The Interestings is the US novelist Meg Wolitzer's 10th book, a long novel concerning the unfolding fates of a group of friends from teenagehood to middle age. Its narrative principles might perhaps be described as old-fashioned in that their aim is to tell the story – in a manner that confers a beneficent kind of coherence on the business of living – of several people over a considerable number of years; people who, moreover, are bound voluntarily by friendship rather than forcibly by blood. This is the kind of American novel that sees the world through a wide-angle lens, and try as it might to incorporate tragedy, it is essentially a cheerful enterprise with a guaranteed entertainment value. Wolitzer is a writer of prodigious energy and detail, with the knack for comic-satirical perceptions of character and culture that powers other long-running American narratives and perhaps finds its best expression in the numberless TV series that have become an imported staple of our own culture too, whose black wit is forever counterpoised against their ebullience and inexhaustibility.
And indeed, the creation of one such series – a Simpsons-like animation called Figland – is the centrepiece of Wolitzer's story of the group's trajectory into adulthood. Among the teenagers who gather one summer at a camp outside New York called "Spirit in the Woods" is Ethan Figman, "thick bodied, unusually ugly, his features appearing a little bit flattened, as if pressed against a mime's invisible glass wall". Ethan is already drawing comic strips in spiral-bound notebooks that transmute the suburban familial bleakness of his own childhood into a world of mordant humour. Where the other members of the group possess beauty, privilege or intellect in varying degrees, Ethan has the kind of talent most cherished in the American story: the kind that transforms negative into positive, that turns suffering into power. This power is already in evidence in the group's teenaged sojourn at Spirit in the Woods, a place founded on the values of the 1960s and now filled with children exhausted by their erstwhile-hippy parents' successes. For his new friends, Ethan's authenticity is regenerative: it gives them something to recognise, something around which to organise themselves, and it is in this constellation that they remain as the years progress.

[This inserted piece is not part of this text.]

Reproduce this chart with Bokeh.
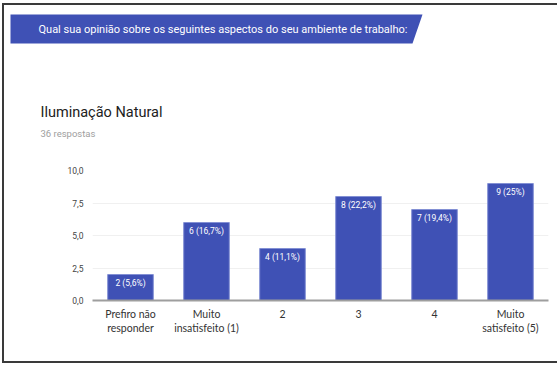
from bokeh.plotting import figure
from bokeh.layouts import column
from bokeh.core.properties import value
from bokeh.models import (ColumnDataSource, FactorRange, Range1d, FixedTicker,
                          CustomJSTickFormatter, LabelSet, CategoricalAxis)
from bokeh.embed import file_html
from bokeh.resources import INLINE

# ---- data ----
categories = ["Prefiro não responder", "Muito insatisfeito (1)", "2", "3", "4", "Muito satisfeito (5)"]
counts = [2, 6, 4, 8, 7, 9]
bar_labels = ["2 (5,6%)", "6 (16,7%)", "4 (11,1%)", "8 (22,2%)", "7 (19,4%)", "9 (25%)"]
tick_line1 = ["Prefiro não", "Muito", "2", "3", "4", "Muito"]
tick_line2 = ["responder", "insatisfeito (1)", "", "", "", "satisfeito (5)"]
y_ticks = [0, 2.5, 5, 7.5, 10]
banner_text = "Qual sua opinião sobre os seguintes aspectos do seu ambiente de trabalho:"
title_text = "Iluminação Natural"
subtitle_text = "36 respostas"

BAR = "#3F51B5"
W = 553          # content width (page x 4..557)
HH = 155         # header height (page y 5..160)
CH = 201         # chart height (page y 160..361)


def no_align(fig):
    if "frame_align" in fig.properties():
        fig.frame_align = False


def line_formatter(lines):
    return CustomJSTickFormatter(
        args=dict(cats=categories, lines=lines),
        code="const i = cats.indexOf(tick); return i >= 0 ? lines[i] : '';")


# ---- header (banner, title, subtitle) ----
h = figure(width=W, height=HH, output_backend="svg", toolbar_location=None,
           x_range=Range1d(4, 4 + W), y_range=Range1d(5 + HH, 5),
           min_border=0, border_fill_color="white", background_fill_color="white")
no_align(h)
h.outline_line_color = None
h.axis.visible = False
h.grid.visible = False
h.patch([10, 422, 412, 10], [14, 14, 43, 43], fill_color=BAR, line_color=None)
h.text(x=[38], y=[29], text=[banner_text], text_baseline="middle", text_color="white",
       text_font=value("Roboto"), text_font_size="11px")
h.text(x=[40], y=[112], text=[title_text], text_baseline="middle", text_color="#212121",
       text_font=value("Roboto"), text_font_size="14.5px")
h.text(x=[40], y=[133], text=[subtitle_text], text_baseline="middle", text_color="#9e9e9e",
       text_font=value("Roboto"), text_font_size="9.5px")

# ---- chart ----
p = figure(width=W, height=CH, output_backend="svg", toolbar_location=None,
           x_range=FactorRange(factors=categories, range_padding=0),
           y_range=Range1d(0, 10),
           min_border_left=88, min_border_right=9, min_border_top=10, min_border_bottom=61,
           background_fill_color="white", border_fill_color="white")
no_align(p)
p.outline_line_color = None

src = ColumnDataSource(dict(cat=categories, n=counts, lab=bar_labels))
p.vbar(x="cat", top="n", width=0.6, source=src, fill_color=BAR, line_color="#8390d4", line_width=1)

p.yaxis.ticker = FixedTicker(ticks=y_ticks)
p.yaxis.formatter = CustomJSTickFormatter(code="return tick.toFixed(1).replace('.', ',');")
p.yaxis.axis_line_color = None
p.yaxis.major_tick_line_color = None
p.yaxis.minor_tick_line_color = None
p.yaxis.major_tick_out = 0
p.yaxis.major_label_text_font = "Roboto"
p.yaxis.major_label_text_font_size = "8.5px"
p.yaxis.major_label_text_color = "#444444"
p.yaxis.major_label_standoff = 9

xa = p.xaxis[0]
xa.axis_line_color = "#9e9e9e"
xa.axis_line_width = 2
xa.major_tick_line_color = None
xa.minor_tick_line_color = None
xa.major_tick_out = 0
xa.formatter = line_formatter(tick_line1)
xa.major_label_text_font = "Lato"
xa.major_label_text_font_size = "10.5px"
xa.major_label_text_color = "#333333"
xa.major_label_standoff = 7

xa2 = CategoricalAxis(axis_line_color=None, major_tick_line_color=None,
                      minor_tick_line_color=None, major_tick_out=0,
                      formatter=line_formatter(tick_line2),
                      major_label_text_font="Lato", major_label_text_font_size="10.5px",
                      major_label_text_color="#333333", major_label_standoff=-1)
p.add_layout(xa2, "below")

p.xgrid.grid_line_color = None
p.ygrid.grid_line_color = "#f0f0f0"
p.ygrid.ticker = FixedTicker(ticks=y_ticks)

p.add_layout(LabelSet(x="cat", y="n", text="lab", source=src, text_align="center",
                      text_baseline="top", y_offset=-3, text_color="white",
                      text_font=value("Roboto"), text_font_size="8.5px"))

layout = column(h, p, styles={"margin-left": "2px", "margin-top": "3px",
                              "border-left": "2px solid #3a3a3a",
                              "border-top": "2px solid #3a3a3a",
                              "border-bottom": "2px solid #3a3a3a"})

open("out.html", "w").write(file_html(layout, INLINE))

If it is inevitable, in a narrative such as this one, that the characters seem to have been chosen and constructed as social "types", Wolitzer's casting is idiosyncratic enough: alongside Ethan there is a beautiful brother and sister, children of New York socialites, one evil and the other virtuous; there is Jonah, the gay, damaged son of a Joan Baez-style folk singer; and Cathy, a mature, good-looking, hard-bitten dancer who becomes in a sense the group's victim. Wolitzer is interested in the effect on children of their parents' lives, and particularly on the way in which the American religion of self-creation becomes a monstrous sort of selfishness that in the worship of fame and success goes uncriticised. Ethan, the child of – as it were – Homer Simpson, finds himself more intact than the offspring of cultivated New York households he now associates with: their friendship is founded on a shared interest in books, music and ideas, but where the others have been taught, Ethan has learned. If Wolitzer is a little guilty of sentimentalising this notion, she goes on to show Ethan become precisely the self-created American who buys into privilege; he himself turns into the parent that produces the passively cultured child.
Yet Ethan's counterpoint in the novel is not the fruit of a genteel or even an interesting upbringing, but someone from as desolate a home in its way as his own: a girl called Julie Jacobson who comes to Spirit in the Woods on a charitable scholarship and joins the group of friends – or so she feels – on much the same basis, out of an inexplicable kind of condescension. Julie – or "Jules", as she is rechristened by her fashionable new friends – is the "writer" of this narrative, a girl with neither beauty nor talent but a gift for observation that becomes, as her life progresses, a form of torment. She experiences what the others appear not to: private emotion, self-consciousness, tumults of embarrassment and envy and desire. When Ethan becomes impossibly rich and famous, it is Julie who covets his wealth and lifestyle; when Ethan marries the fey and lovely Ash, Julie marries a man she struggles not to criticise and disparage; when each of them has a daughter, Julie finds her own child noisy and boorish, while Ethan's is pretty and clever.
Julie works as a badly paid psychoanalyst, and later, she and her husband give up their jobs to attempt to run Spirit in the Woods, whose owners have now retired. This need to return is part of the function of Julie's character, for what she represents is the territory of neurosis and analysis that lies between the extremes of the American story; the middle ground from which responses to those extremes can be formulated.
The Interestings is not without moral rigour, particularly on the subjects of selfishness and envy: the descriptions of Jonah's suffering at the hands of his apparently well-intentioned and liberal but in fact vain and neglectful folk-singer mother are particularly unforgiving, and the whole subject of money is dealt with in an almost Jamesian spirit as Wolitzer draws a complex and skilful line between friendship and corruption. One might have wished for more of this kind of precision and less narrative bulk; but like the television satire at its centre, this is a story that avoids resolution, that has longevity as its goal and hopes to retain its audience by that same principle, "as if the world itself were an animated sequence of longing and envy and self-hatred and grandiosity and failure and success" that you can't stop watching, waiting to see what happens next.